A profecia enfrenta a arrogância com as armas da
perseverança. Martin Luther King insistia que o movimento negro venceria a
opressão dos brancos por sua infinita capacidade de sofrer. E Paulo hoje
sublinha que a força e a graça de Deus se mostram com maior clareza na fraqueza
e na vulnerabilidade dos cristãos. “É na fraqueza que a força mostra o seu
poder... Quando sou fraco é que sou forte...” Não foi esse o caminho de Jesus
Cristo? Não somos enviados para testemunhar este modo de viver?

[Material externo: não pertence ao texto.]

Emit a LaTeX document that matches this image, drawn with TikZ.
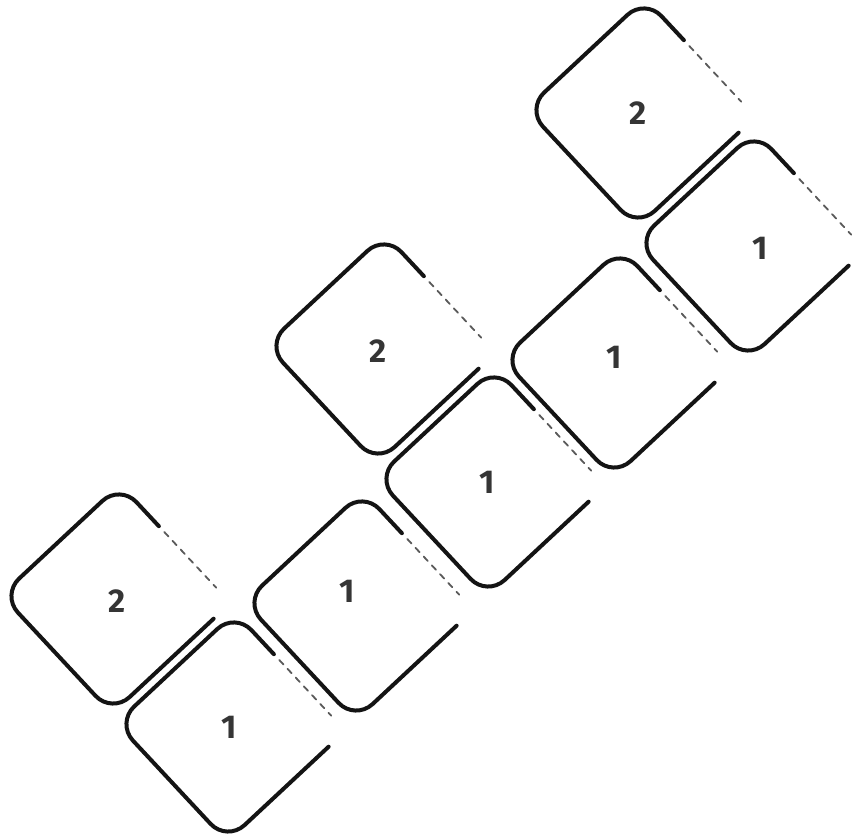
\documentclass[tikz,border=0pt]{standalone}
\usepackage{fontspec}
\setmainfont{Fira Sans}
\definecolor{numgray}{HTML}{353535}
\definecolor{faintgray}{HTML}{5A5A5A}
\tikzset{
  num/.style={font=\fontsize{33}{33}\selectfont\bfseries, text=numgray, inner sep=0pt},
  tileedge/.style={line width=4pt, line join=round, line cap=round, rounded corners=24pt, draw=black!92},
  tilefaint/.style={line width=1.8pt, draw=faintgray, dash pattern=on 6pt off 6pt, line cap=round}
}
\newcommand\mytile[6]{%
  \coordinate (#1c) at (#2,837-#3);
  \node[num] (#1) at (#4,837-#5) {#6};
  \begin{scope}[shift={(#1c)}, rotate=43]
    \draw[tileedge] (58,-81) -- (-81,-81) -- (-81,81) -- (81,81) -- (81,24);
    \draw[tilefaint] (81,16) -- (81,-60);
  \end{scope}}
\begin{document}
\begin{tikzpicture}[x=1pt,y=1pt]
\useasboundingbox (0,0) rectangle (854,837);
\mytile{a}{641}{113}{638}{113}{2}
\mytile{b}{751}{246}{760}{248}{1}
\mytile{c}{381}{349}{378}{351}{2}
\mytile{d}{617}{363}{614}{357}{1}
\mytile{e}{491}{482}{487}{482}{1}
\mytile{f}{116}{599}{117}{601}{2}
\mytile{g}{359}{606}{347}{591}{1}
\mytile{h}{231}{727}{229}{727}{1}
\end{tikzpicture}
\end{document}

Quando pregamos o Evangelho a partir de uma posição de
superioridade, apoiados na força econômica, política e militar, acabamos
falsificando-o e erguendo barreiras que impedem que as pessoas encontrem Jesus
Cristo. A força de Cristo habita em nós quando abandonamos a soberba e
descobrimos a força do serviço e do diálogo. Quem sabe o crescimento numérico
dos movimentos pentecostais acabe nos ajudando a não inchar de soberba e nos
redimindo mediante o encontro com a fraqueza...
“Como os olhos dos escravos olham para a mão dos seus
patrões...”
Chamando a atenção dos cristãos de Corinto, Paulo
afirma paradoxalmente que prefere gabar-se de suas fraquezas e não de seus
méritos. “Eu me alegro nas fraquezas, humilhações, necessidades, perseguições e
angústias por causa de Cristo.” Aqueles/as que acreditam em Jesus Cristo seguem o
caminho do amor que serve, do amor a
fundo perdido, sem se importarem com o sucesso e o retorno. Sabem que
seguem um servo e não um patrão.
Jesus de Nazaré,
carpinteiro numa aldeia insignificante, escândalo para os próprios conterrâneos
e familiares: invia teu Espírito para que possamos escolher a fraqueza em vez
do poder, a humildade em vez da soberba. Ajuda-nos a manter nossos olhos fixos
em ti, nosso Senhor e Servo. Como tu, queremos confiar na liberdade e na força
que nos vem do teu Espírito er da tua Palavra, e não no nosso próprio poder de
convencimento e de pressão. Ajuda-nos a não esquecer que tu partilhas as nossas
origens e não te envergonhas de nos chamar de irmãos e irmãs. Assim seja! Amém!